The year is 1735 — 15 years after the conclusion of Assassin’s Creed IV: Black Flag. Adéwalé has followed through on his training and has become an assassin himself. Having joined the brotherhood, he sets sail to carve his own destiny. Unlike much of the DLC in other Assassin’s Creed titles, this adventure doesn’t take place in an alternate timeline. Adéwalé finds himself embroiled in the real-life uprising of the Maroons – slaves that have been bound to service on the island city of Port-au-Prince.
Over time Adéwalé finds his moral imperative to save the people held captive. Much like when the British held pirates captive, plantation owners will begin murdering slaves if Adé doesn’t rescue them quietly. Much of the content revolves around freeing unfortunate souls from bondage, meaning “tail this person”, “follow that person”, “eavesdrop on this pair of guys”, etc. Instead of being unlocked by diving for schematics and money, rewards are offered at gated intervals. At 25 freed slaves you’ll get another rope dart pouch, at 300 you’ll get a steel-forged machete, and so on until you reach the ‘special reward’ at 500 (It’s not that special – it’s credits for cosmetic multiplayer goodies).
There is a vastly different feel to Adé’s approach to combat. The delicate wrist blades take a back seat to dual-wielding an oversized sugarcane machete in one hand and a blunderbuss in the other. It lacks finesse but conveys the brutality of purpose behind his mission – an interesting juxtaposition to Kenway’s Errol Flynn-esque swashbuckler style. The addition of firecrackers as a tool to attract attention to a specific area is also a nice change, though you’ll do plenty of whistling to pull foes into the underbrush as well.
Freedom Cry is a small slice of a much larger world. The DLC takes roughly four or so hours to complete, eschewing the wide open world of the Caribbean for a tighter focus on the nine separate story missions showcasing Adéwalé and his struggle to free the slaves of Port-au-Prince. Whereas the plantations in Black Flag felt repetitive and similar, they serve as a very real backdrop to this story in Freedom Cry. My complaint is that there is no closure. The real revolt didn’t swing into full force in real life until later in the 17th century, so much of what you are doing here is simply setting the stage. It would be nice to have some sort of mechanic that utilized the 500+ slaves I rescued, like a rebellion or even a small revolt against their colonial oppressors.
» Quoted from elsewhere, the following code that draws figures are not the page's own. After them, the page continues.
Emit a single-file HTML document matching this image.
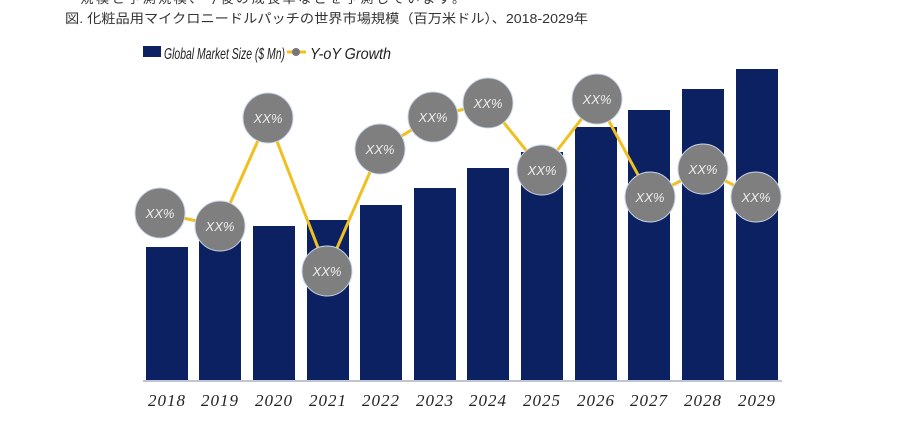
<!DOCTYPE html>
<html><head><meta charset="utf-8"><style>
body{margin:0;background:#fff;width:900px;height:429px;overflow:hidden;font-family:"Liberation Sans","Noto Sans CJK JP",sans-serif}
</style></head><body>
<svg width="900" height="429" xmlns="http://www.w3.org/2000/svg">
<text x="65" y="3" font-size="13" fill="#333" font-family="Liberation Sans, Noto Sans CJK JP, sans-serif" textLength="400">・規模と予測規模、今後の成長率などを予測しています。</text>
<text x="65" y="23" font-size="13" fill="#333" font-family="Liberation Sans, Noto Sans CJK JP, sans-serif" textLength="523" lengthAdjust="spacingAndGlyphs">図.  化粧品用マイクロニードルパッチの世界市場規模（百万米ドル）、2018-2029年</text>
<rect x="143" y="46" width="18" height="11" fill="#0b2161"/>
<text x="164" y="59" font-size="16" font-style="italic" fill="#222" font-family="Liberation Sans, sans-serif" textLength="121" lengthAdjust="spacingAndGlyphs">Global Market Size ($ Mn)</text>
<line x1="287" y1="52" x2="306" y2="52" stroke="#f0c020" stroke-width="3"/>
<circle cx="296" cy="52" r="4" fill="#777"/>
<text x="310" y="59" font-size="16" font-style="italic" fill="#222" font-family="Liberation Sans, sans-serif" textLength="81" lengthAdjust="spacingAndGlyphs">Y-oY Growth</text>
<g fill="#0b2161">
<rect x="146" y="247" width="42" height="133"/>
<rect x="199" y="241" width="42" height="139"/>
<rect x="253" y="226" width="42" height="154"/>
<rect x="307" y="220" width="42" height="160"/>
<rect x="360" y="205" width="42" height="175"/>
<rect x="414" y="188" width="42" height="192"/>
<rect x="467" y="168" width="42" height="212"/>
<rect x="521" y="152" width="42" height="228"/>
<rect x="575" y="127" width="42" height="253"/>
<rect x="628" y="110" width="42" height="270"/>
<rect x="682" y="89" width="42" height="291"/>
<rect x="736" y="69" width="42" height="311"/>
</g>
<line x1="143" y1="381" x2="782" y2="381" stroke="#a8b4c8" stroke-width="1.5"/>
<polyline fill="none" stroke="#f0c020" stroke-width="3" points="160,213 220,226 268,118 327,271 380,149 433,117 488,103 542,170 597,99 650,197 703,169 756,197"/>
<g fill="#7f7f7f" stroke="#c8d4e8" stroke-width="1">
<circle cx="160" cy="213" r="25"/><circle cx="220" cy="226" r="25"/><circle cx="268" cy="118" r="25"/><circle cx="327" cy="271" r="25"/><circle cx="380" cy="149" r="25"/><circle cx="433" cy="117" r="25"/><circle cx="488" cy="103" r="25"/><circle cx="542" cy="170" r="25"/><circle cx="597" cy="99" r="25"/><circle cx="650" cy="197" r="25"/><circle cx="703" cy="169" r="25"/><circle cx="756" cy="197" r="25"/>
</g>
<g fill="#eee" font-size="13" font-style="italic" text-anchor="middle" font-family="Liberation Sans, sans-serif">
<text x="160" y="218">XX%</text><text x="220" y="231">XX%</text><text x="268" y="123">XX%</text><text x="327" y="276">XX%</text><text x="380" y="154">XX%</text><text x="433" y="122">XX%</text><text x="488" y="108">XX%</text><text x="542" y="175">XX%</text><text x="597" y="104">XX%</text><text x="650" y="202">XX%</text><text x="703" y="174">XX%</text><text x="756" y="202">XX%</text>
</g>
<g fill="#222" font-size="17" font-style="italic" text-anchor="middle" font-family="Liberation Serif, serif" letter-spacing="1">
<text x="167" y="406">2018</text><text x="220" y="406">2019</text><text x="274" y="406">2020</text><text x="328" y="406">2021</text><text x="381" y="406">2022</text><text x="435" y="406">2023</text><text x="488" y="406">2024</text><text x="542" y="406">2025</text><text x="596" y="406">2026</text><text x="649" y="406">2027</text><text x="703" y="406">2028</text><text x="757" y="406">2029</text>
</g>
</svg>
</body></html>
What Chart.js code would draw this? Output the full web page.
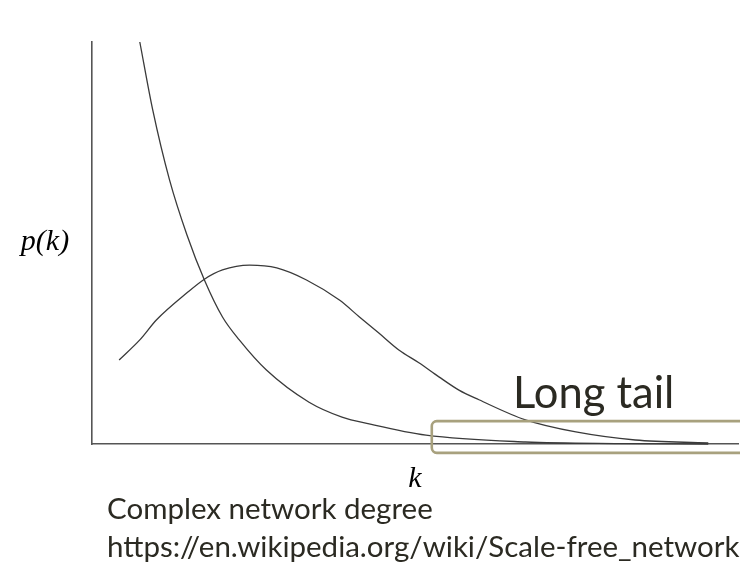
<!DOCTYPE html>
<html>
<head>
<meta charset="utf-8">
<title>Long tail</title>
<script src="https://cdn.jsdelivr.net/npm/chart.js@4.4.1/dist/chart.umd.min.js"></script>
<style>
    html, body { margin: 0; padding: 0; background: #fff; }
    #wrap { width: 740px; height: 564px; position: relative; }
</style>
</head>
<body>
<div id="wrap"><canvas id="degree-chart"></canvas></div>
<script>
// power law curve (k, p(k)), axes scaled 0..100
var powerK = [7.4, 9.4, 12.0, 14.7, 17.4, 20.2, 22.8, 27.0, 33.6, 38.7, 42.9, 51.7, 67.1, 81.5, 95.4];
var powerP = [100, 83.1, 65.7, 52.0, 40.8, 31.6, 25.9, 18.4, 10.4, 6.7, 5.0, 2.2, 0.5, 0.1, 0];

// bell shaped curve
var peakK = [4.2, 7.4, 10.0, 14.7, 17.4, 20.2, 24.4, 28.6, 33.2, 38.3, 41.4, 44.4, 47.5, 50.6, 53.7, 56.8, 59.9, 67.1, 74.9, 84.1, 95.4];
var peakP = [20.9, 25.9, 30.9, 37.6, 41.0, 43.3, 44.5, 43.8, 40.8, 35.8, 31.6, 27.6, 23.4, 20.2, 16.7, 13.4, 11.0, 6.0, 3.0, 1.0, 0.25];

// long tail box range (k from, k to, p from, p to)
var tailBox = [52.6, 104, -2.2, 5.7];

var labels = {
    yTitle: 'p(k)',
    xTitle: 'k',
    tail: 'Long tail',
    caption: 'Complex network degree',
    source: 'https://en.wikipedia.org/wiki/Scale-free_network'
};

function toPoints(xs, ys) {
    var pts = [];
    for (var i = 0; i < xs.length; i++) {
        pts.push({x: xs[i], y: ys[i]});
    }
    return pts;
}

var textPlugin = {
    id: 'textPlugin',
    afterDraw: function (chart) {
        var ctx = chart.ctx;
        var xs = chart.scales.x;
        var ys = chart.scales.y;
        ctx.save();

        // long tail box
        var bx1 = xs.getPixelForValue(tailBox[0]);
        var bx2 = xs.getPixelForValue(tailBox[1]);
        var by1 = ys.getPixelForValue(tailBox[3]);
        var by2 = ys.getPixelForValue(tailBox[2]);
        ctx.strokeStyle = '#a8a17e';
        ctx.lineWidth = 2.6;
        ctx.beginPath();
        ctx.roundRect(bx1, by1, bx2 - bx1, by2 - by1, 5);
        ctx.stroke();

        ctx.fillStyle = '#2b2a22';
        ctx.textBaseline = 'alphabetic';
        ctx.font = '43.5px Lato';
        ctx.fillText(labels.tail, 513, 408);

        ctx.font = '29.5px Lato';
        ctx.fillText(labels.caption, 107, 519);
        ctx.fillText(labels.source, 107, 557);

        ctx.fillStyle = '#000';
        ctx.font = 'italic 30px "Liberation Serif"';
        ctx.textAlign = 'center';
        ctx.fillText(labels.yTitle, 45, 250);
        ctx.fillText(labels.xTitle, 415, 487);
        ctx.restore();
    }
};

var cDegree = document.getElementById('degree-chart').getContext('2d');
var chart1 = new Chart(cDegree, {
    type: 'scatter',
    data: {
        datasets: [{
            data: toPoints(powerK, powerP),
            showLine: true,
            borderColor: '#3a3a3a',
            borderWidth: 1.3,
            pointRadius: 0,
            cubicInterpolationMode: 'monotone',
            clip: false
        }, {
            data: toPoints(peakK, peakP),
            showLine: true,
            borderColor: '#3a3a3a',
            borderWidth: 1.3,
            pointRadius: 0,
            cubicInterpolationMode: 'monotone',
            clip: false
        }]
    },
    options: {
        responsive: true,
        maintainAspectRatio: false,
        animation: false,
        layout: {
            padding: {left: 92, top: 42, right: 2, bottom: 120}
        },
        plugins: {
            legend: {display: false},
            tooltip: {enabled: false}
        },
        scales: {
            x: {
                type: 'linear',
                min: 0,
                max: 100,
                grid: {display: false, drawTicks: false},
                ticks: {display: false},
                border: {display: true, color: '#555', width: 1.6}
            },
            y: {
                type: 'linear',
                min: 0,
                max: 100,
                grid: {display: false, drawTicks: false},
                ticks: {display: false},
                border: {display: true, color: '#555', width: 1.6}
            }
        }
    },
    plugins: [textPlugin]
});
</script>
</body>
</html>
I did encounter a few annoying bugs during my journey with Adéwalé. During one mission I was asked to complete a series of objectives without killing anyone – I was careful to do so and received no credit. Similarly, I had a courier with a package get stuck on top of a haystack with no way to take him down other than free-aim shoot him.
The sound in Freedom Cry is remarkable. The music isn’t recycled from Black Flag, instead using music you might imagine you’d hear in Port-au-Prince. The slaves sing songs to keep cadence in their work, and they all speak what sounds like Kromanti. Adéwalé’s uneasy sometime-ally Bastienne Josephe’s voice actress turns in a fantastic performance, and Tristan D. Lalla’s work as Adé is as solid as always. I’d throw it a vote for some of the best audio work across the board this year.